You can expect such issues to become hotly debated in coming months since last week's federal budget promised that the Liberals are going to "review and modernize" both the Broadcasting Act and the Telecommunications Act. As Minister of Canadian Heritage Mélanie Joly wraps up her cultural policy review, the government now faces the hard part: how to intelligently update regulations to nurture Canadian choices without finding itself embroiled in political battles with popular foreign services such as Netflix and Google, Canadian telcos such as Rogers and Bell, and the vociferous user lobby, which likes to position the Internet as a law unto itself.

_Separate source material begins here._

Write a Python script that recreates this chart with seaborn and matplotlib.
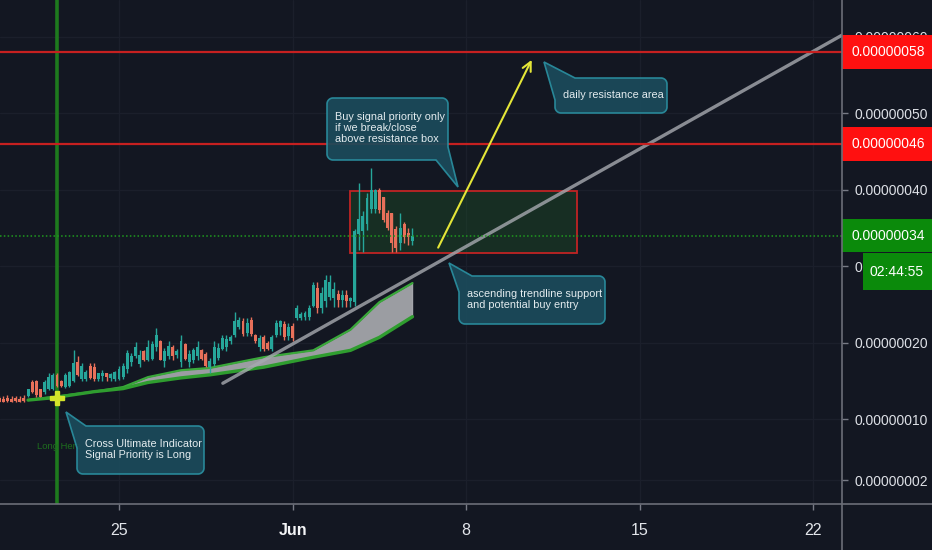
import numpy as np
import pandas as pd
import seaborn as sns
import matplotlib.pyplot as plt
import matplotlib.dates as mdates
import matplotlib.transforms as mtrans
from matplotlib.patches import Polygon, Rectangle
from matplotlib.lines import Line2D

# 4h candles, prices in units of 1e-8
candle_start = '2020-05-20 04:00'
opens = [12.8, 12.7, 12.8, 12.7, 12.8, 12.7, 12.8, 13.0, 14.8, 15.0,
         13.9, 13.5, 14.0, 14.0, 15.8, 15.0, 14.2, 14.3, 15.0, 17.5,
         15.2, 15.2, 17.0, 16.8, 15.2, 15.6, 16.0, 15.4, 15.3, 15.3,
         15.5, 16.5, 17.5, 18.2, 17.2, 18.9, 17.8, 17.9, 19.4, 20.2,
         17.6, 18.2, 19.5, 18.4, 17.5, 19.8, 17.5, 17.8, 18.2, 19.0,
         18.5, 16.8, 17.2, 18.0, 19.2, 19.5, 20.2, 21.0, 22.0, 22.8,
         21.3, 23.0, 21.0, 19.5, 20.8, 20.0, 19.2, 21.0, 22.0, 22.4,
         20.9, 22.2, 23.2, 23.2, 23.3, 23.3, 24.8, 27.2, 24.5, 25.5,
         26.0, 25.8, 26.4, 25.6, 26.2, 25.5, 25.3, 34.2, 34.6, 35.5,
         37.5, 37.5, 40.0, 39.0, 37.0, 37.0, 34.8, 33.0, 35.5, 34.3,
         33.3]
highs = [13.0, 13.0, 13.1, 13.0, 13.0, 13.0, 13.1, 14.0, 15.1, 15.1,
         14.0, 15.1, 16.0, 16.0, 16.0, 15.1, 16.0, 16.3, 19.0, 18.2,
         17.3, 16.4, 17.3, 17.3, 16.1, 16.4, 16.1, 16.0, 16.3, 17.0,
         17.3, 19.0, 18.7, 20.1, 19.0, 19.0, 20.4, 20.2, 21.9, 20.3,
         19.3, 20.2, 19.7, 19.2, 21.0, 20.0, 19.0, 19.3, 20.2, 19.2,
         18.8, 18.0, 20.2, 20.0, 21.0, 21.0, 21.0, 24.0, 23.4, 23.2,
         23.2, 23.4, 21.2, 21.0, 21.0, 20.2, 21.0, 23.0, 23.0, 22.8,
         22.6, 22.6, 24.9, 24.0, 24.1, 24.9, 28.0, 27.9, 27.3, 28.9,
         28.9, 28.0, 26.9, 26.9, 26.9, 26.0, 34.8, 40.9, 37.2, 39.6,
         42.8, 40.1, 40.2, 39.1, 37.3, 37.0, 35.3, 37.0, 35.8, 35.0,
         35.0]
lows = [12.2, 12.2, 12.2, 12.3, 12.2, 12.2, 12.3, 12.9, 13.4, 12.9,
        12.9, 13.3, 13.8, 13.8, 14.2, 14.2, 14.1, 14.2, 14.9, 15.6,
        15.0, 15.0, 15.2, 15.0, 15.0, 15.0, 15.0, 15.0, 15.0, 15.1,
        15.3, 16.0, 16.9, 18.0, 16.8, 17.6, 17.6, 17.7, 18.9, 17.7,
        16.8, 17.9, 17.7, 18.0, 16.8, 17.7, 16.8, 17.3, 17.7, 17.7,
        16.8, 16.0, 17.0, 17.7, 19.0, 18.9, 19.8, 20.8, 21.8, 20.9,
        20.9, 20.9, 20.0, 18.9, 18.9, 19.0, 18.9, 20.8, 21.0, 20.3,
        20.3, 20.2, 23.0, 23.0, 23.0, 23.0, 24.7, 23.9, 23.9, 24.7,
        25.6, 24.7, 24.7, 24.7, 24.7, 24.7, 24.8, 32.1, 31.9, 34.7,
        37.0, 37.0, 37.0, 35.8, 34.7, 31.9, 31.9, 32.1, 33.0, 32.8,
        32.8]
closes = [12.3, 12.3, 12.4, 12.3, 12.4, 12.3, 12.4, 13.9, 13.6, 13.2,
          12.9, 14.8, 15.5, 15.8, 14.3, 14.3, 15.8, 16.2, 17.4, 15.8,
          17.0, 16.2, 15.4, 15.2, 16.0, 16.0, 15.5, 15.9, 16.2, 16.5,
          17.0, 18.6, 18.3, 19.5, 18.4, 17.8, 19.5, 19.8, 21.0, 17.8,
          18.9, 19.6, 18.3, 18.9, 20.2, 17.9, 18.5, 19.0, 19.5, 17.9,
          16.9, 17.6, 19.5, 19.3, 20.6, 20.5, 20.8, 22.8, 23.0, 21.2,
          22.6, 21.2, 20.2, 20.6, 19.2, 19.2, 20.8, 22.6, 22.8, 20.8,
          22.0, 20.6, 24.5, 23.8, 23.9, 24.6, 27.5, 24.5, 26.5, 28.2,
          28.0, 27.0, 25.6, 26.3, 25.5, 25.9, 34.6, 36.2, 36.5, 38.9,
          40.0, 40.0, 37.3, 36.0, 35.0, 33.0, 32.4, 35.0, 33.8, 33.8,
          34.0]

# moving average cloud, read at candle indices
cloud_idx = [7, 13, 23, 30, 36, 44, 51, 64, 76, 85, 92, 100]
cloud_low = [12.5, 12.8, 13.6, 14.0, 14.8, 15.4, 15.8, 16.8, 18.1, 19.0, 20.7, 23.4]
cloud_high = [12.5, 12.9, 13.6, 14.2, 15.5, 16.4, 16.7, 18.1, 19.0, 21.7, 25.3, 27.8]

trend_dates = ['2020-05-29 04:30', '2020-06-23 03:40']
trend_vals = [14.7, 60.2]
arrow_dates = ['2020-06-06 19:40', '2020-06-10 16:35']
arrow_vals = [32.1, 57.3]
box_dates = ['2020-06-03 07:30', '2020-06-12 11:15']
box_vals = [31.7, 39.8]
resistance = [58, 46]
last_price = 34
signal_date = '2020-05-22 12:00'
signal_val = 12.8

ytick_vals = [60, 50, 40, 30, 20, 10, 2]
xtick_dates = ['2020-05-25', '2020-06-01', '2020-06-08', '2020-06-15', '2020-06-22']
xtick_labels = ['25', 'Jun', '8', '15', '22']

BG = '#131722'
UP = '#26a69a'
DOWN = '#e8705a'
BOX_FC = '#1b4b5b'
BOX_EC = '#2a8fa0'

sns.set_theme(style='dark', rc={'axes.facecolor': BG, 'figure.facecolor': BG})
plt.rcParams['font.family'] = ['Liberation Sans', 'DejaVu Sans']

fig = plt.figure(figsize=(9.32, 5.5), dpi=100)
ax = fig.add_axes([0, 46 / 550, 842 / 932, 504 / 550])
W, H = 842, 504

t = mdates.date2num(pd.date_range(candle_start, periods=len(opens), freq='4h'))
o = np.array(opens)
c = np.array(closes)
up = c >= o
cols = np.where(up, UP, DOWN)

# reference lines
for r in resistance:
    ax.axhline(r, color='#c62020', lw=1.6, zorder=4)
ax.axhline(last_price, color='#1f9a1f', lw=1.1, ls=(0, (1, 1.5)), zorder=4)
sig_t = mdates.date2num(pd.Timestamp(signal_date))
ax.axvline(sig_t, color='#1e7a1e', lw=2.6, zorder=1.5)

# resistance box
bt = mdates.date2num(pd.to_datetime(box_dates))
ax.add_patch(Rectangle((bt[0], box_vals[0]), bt[1] - bt[0], box_vals[1] - box_vals[0],
                       fc=(0.12, 0.35, 0.15, 0.35), ec='#c02424', lw=1.3, zorder=2))

# cloud
ct = t[cloud_idx]
ax.fill_between(ct, cloud_low, cloud_high, color='#a3a5aa', alpha=0.95, lw=0, zorder=2.2)
ax.plot([ct[-1], ct[-1]], [cloud_low[-1], cloud_high[-1]], color='#a3a5aa', lw=1, zorder=2.2)
sns.lineplot(x=ct, y=cloud_high, ax=ax, color='#3aa83a', lw=1.6, zorder=2.4)
sns.lineplot(x=ct, y=cloud_low, ax=ax, color='#2f9d2f', lw=2.4, zorder=2.4)

# candles
ax.vlines(t, lows, highs, colors=cols, lw=1, zorder=3)
body_lo = np.minimum(o, c)
body_h = np.maximum(np.abs(c - o), 0.2)
ax.bar(t, body_h, bottom=body_lo, width=0.12, color=cols, lw=0, zorder=3.1)

# trendline and arrow
tt = mdates.date2num(pd.to_datetime(trend_dates))
sns.lineplot(x=tt, y=trend_vals, ax=ax, color='#a7aab0', lw=2.4, alpha=0.8, zorder=3.5)
at = mdates.date2num(pd.to_datetime(arrow_dates))
ax.annotate('', xy=(at[1], arrow_vals[1]), xytext=(at[0], arrow_vals[0]),
            arrowprops=dict(arrowstyle='->', color='#e4e638', lw=1.5, mutation_scale=16),
            zorder=5)

ax.plot([sig_t], [signal_val], marker='P', ms=10, color='#d4e42a', mec='#d4e42a', zorder=6)
ax.text(sig_t - 0.8, 6.4, 'Long Here', color='#1e6e1e', fontsize=6.8, va='center', zorder=4)


def rounded_rect(x0, y0, x1, y1, r=6, step=0.5):
    pts = []

    def seg(a, b):
        n = max(int(np.hypot(b[0] - a[0], b[1] - a[1]) / step), 2)
        for s in np.linspace(0, 1, n, endpoint=False):
            pts.append((a[0] + (b[0] - a[0]) * s, a[1] + (b[1] - a[1]) * s))

    def arc(cx, cy, a0, a1):
        for a in np.linspace(a0, a1, 12, endpoint=False):
            pts.append((cx + r * np.cos(a), cy + r * np.sin(a)))

    seg((x0 + r, y0), (x1 - r, y0))
    arc(x1 - r, y0 + r, -np.pi / 2, 0)
    seg((x1, y0 + r), (x1, y1 - r))
    arc(x1 - r, y1 - r, 0, np.pi / 2)
    seg((x1 - r, y1), (x0 + r, y1))
    arc(x0 + r, y1 - r, np.pi / 2, np.pi)
    seg((x0, y1 - r), (x0, y0 + r))
    arc(x0 + r, y0 + r, np.pi, 1.5 * np.pi)
    return np.array(pts)


def callout(box, tip, base_a, base_b, text, tx, ty):
    P = rounded_rect(*box)
    n = len(P)
    ia = int(np.argmin(np.hypot(P[:, 0] - base_a[0], P[:, 1] - base_a[1])))
    ib = int(np.argmin(np.hypot(P[:, 0] - base_b[0], P[:, 1] - base_b[1])))
    if (ib - ia) % n <= n / 2:
        keep = [(ib + k) % n for k in range((ia - ib) % n + 1)]
    else:
        keep = [(ia + k) % n for k in range((ib - ia) % n + 1)]
    verts = [tuple(P[k]) for k in keep] + [tip]
    verts = [(x / W, 1 - y / H) for x, y in verts]
    ax.add_patch(Polygon(verts, closed=True, transform=ax.transAxes, fc=BOX_FC, ec=BOX_EC,
                         lw=1.2, alpha=0.92, zorder=6, clip_on=False))
    ax.text(tx / W, 1 - ty / H, text, transform=ax.transAxes, color='#e4ecef', fontsize=7.8,
            va='center', ha='left', linespacing=1.1, zorder=7)


callout((327, 98, 448, 160), (458, 187), (436, 160), (448, 147),
        'Buy signal priority only\nif we break/close\nabove resistance box', 335, 128)
callout((555, 78, 667, 113), (544, 62), (575, 78), (555, 100),
        'daily resistance area', 563, 95)
callout((459, 276, 605, 324), (449, 263), (472, 276), (459, 292),
        'ascending trendline support\nand potential buy entry', 467, 299.5)
callout((77, 426, 204, 474), (66, 412), (86, 426), (77, 448),
        'Cross Ultimate Indicator\nSignal Priority is Long', 85, 449.5)

# axes limits and ticks
x_left = mdates.date2num(pd.Timestamp('2020-05-25')) - 119 / 24.8
x_right = mdates.date2num(pd.Timestamp('2020-05-25')) + (842 - 119) / 24.8
ax.set_xlim(x_left, x_right)
ax.set_ylim(58 - (504 - 52) / 7.65, 58 + 52 / 7.65)

ax.yaxis.tick_right()
ax.set_yticks(ytick_vals)
ax.set_yticklabels([f'{v * 1e-8:.8f}' for v in ytick_vals])
ax.set_xticks(mdates.date2num(pd.to_datetime(xtick_dates)))
ax.set_xticklabels(xtick_labels)
ax.tick_params(axis='y', colors='#787b86', labelcolor='#dde0e6', labelsize=10,
               length=4, width=1, pad=5, right=True, left=False)
ax.tick_params(axis='x', colors='#787b86', labelcolor='#e2e5ea', labelsize=11.5,
               length=4, width=1, pad=10, bottom=True)
for lab in ax.get_xticklabels():
    if lab.get_text() == 'Jun':
        lab.set_fontweight('bold')
        lab.set_color('#f4f5f7')
ax.grid(True, color='#1b1f2b', lw=0.9)
for s in ax.spines.values():
    s.set_visible(False)
fig.add_artist(Line2D([0, 1], [46 / 550, 46 / 550], transform=fig.transFigure, color='#6b6e78', lw=1.2))
fig.add_artist(Line2D([842 / 932, 842 / 932], [0, 1], transform=fig.transFigure, color='#6b6e78', lw=1.2))

# price labels on the scale
trans = mtrans.blended_transform_factory(ax.transAxes, ax.transData)
for v, fc in [(resistance[0], '#ff1010'), (resistance[1], '#ff1010'), (last_price, '#0b8a0b')]:
    ax.add_patch(Rectangle((1.0, v - 2.2), 0.11, 4.4, transform=trans, fc=fc, lw=0,
                           clip_on=False, zorder=8))
    ax.text(852 / W, v, f'{v * 1e-8:.8f}', transform=trans, color='white', fontsize=10,
            va='center', ha='left', zorder=9, clip_on=False)
ax.add_patch(Rectangle((863 / W, 26.9), 0.09, 4.8, transform=trans, fc='#0b8a0b', lw=0,
                       clip_on=False, zorder=8))
ax.text(897 / W, 29.3, '02:44:55', transform=trans, color='white', fontsize=10,
        va='center', ha='center', zorder=9, clip_on=False)

fig.savefig('out.png', dpi=100, facecolor=BG)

The budget document takes a predictably anodyne tone, describing an approach that "is focused on the future, and on bringing the best of Canada to the world, rather than a protectionist stance that restricts growth and limits opportunities." But the truth is that Canada's cultural protections have helped produce TV shows, music and books that are sold around the world. And, in the broadcasting realm, new media is simply replacing the old scarcity problem – a finite amount of network prime time dominated by U.S. shows – with a new one: a sea of content in which Canadian choices may get lost.

As the Liberals figure out their modernization, one big issue is whether the broadcasting and telecommunications acts should be merged, since these days our phones can hardly be distinguished from our TVs. Philosophically, it would be a tough marriage. Traditionally, telecommunications regulation was all about access and cost – the government had no legitimate interest in the messages carried on the system – while the Broadcasting Act was crafted to advance one big social goal, the creation and distribution of Canadian content.

Some in the cultural industries think that if you merge the two acts, content considerations will just get lost in the technical and economic juggernaut that is telecommunications. I tend to believe the opposite and think the only way to resolve the imbalance between a thriving distribution sector and struggling creators is to regulate them as parts of the same system. For example, it might be easier to tap the billions raised through government auctions of wireless spectrum for cultural funding if the two areas were clearly linked in policy and legislation.

Whatever the government decides, the difficulty is that new regulations and new funds often come with political baggage: Who likes talk of levies on ISPs or federal rules about programming choices? Look how quickly then prime minister Stephen Harper shut down his own government's legitimate questions about the lack of sales taxes on some e-commerce when he made the popular promise of "No Netflix tax!"

As it figures out the details, the Liberal government needs to continually remind Canadians of the bigger picture, a modernization of the system so that citizens can still find Canadian options and Canadian creators can still contribute to their society. When it comes to the Cancon file, those sunny Liberals need to get working on their own version of The Grand Seduction.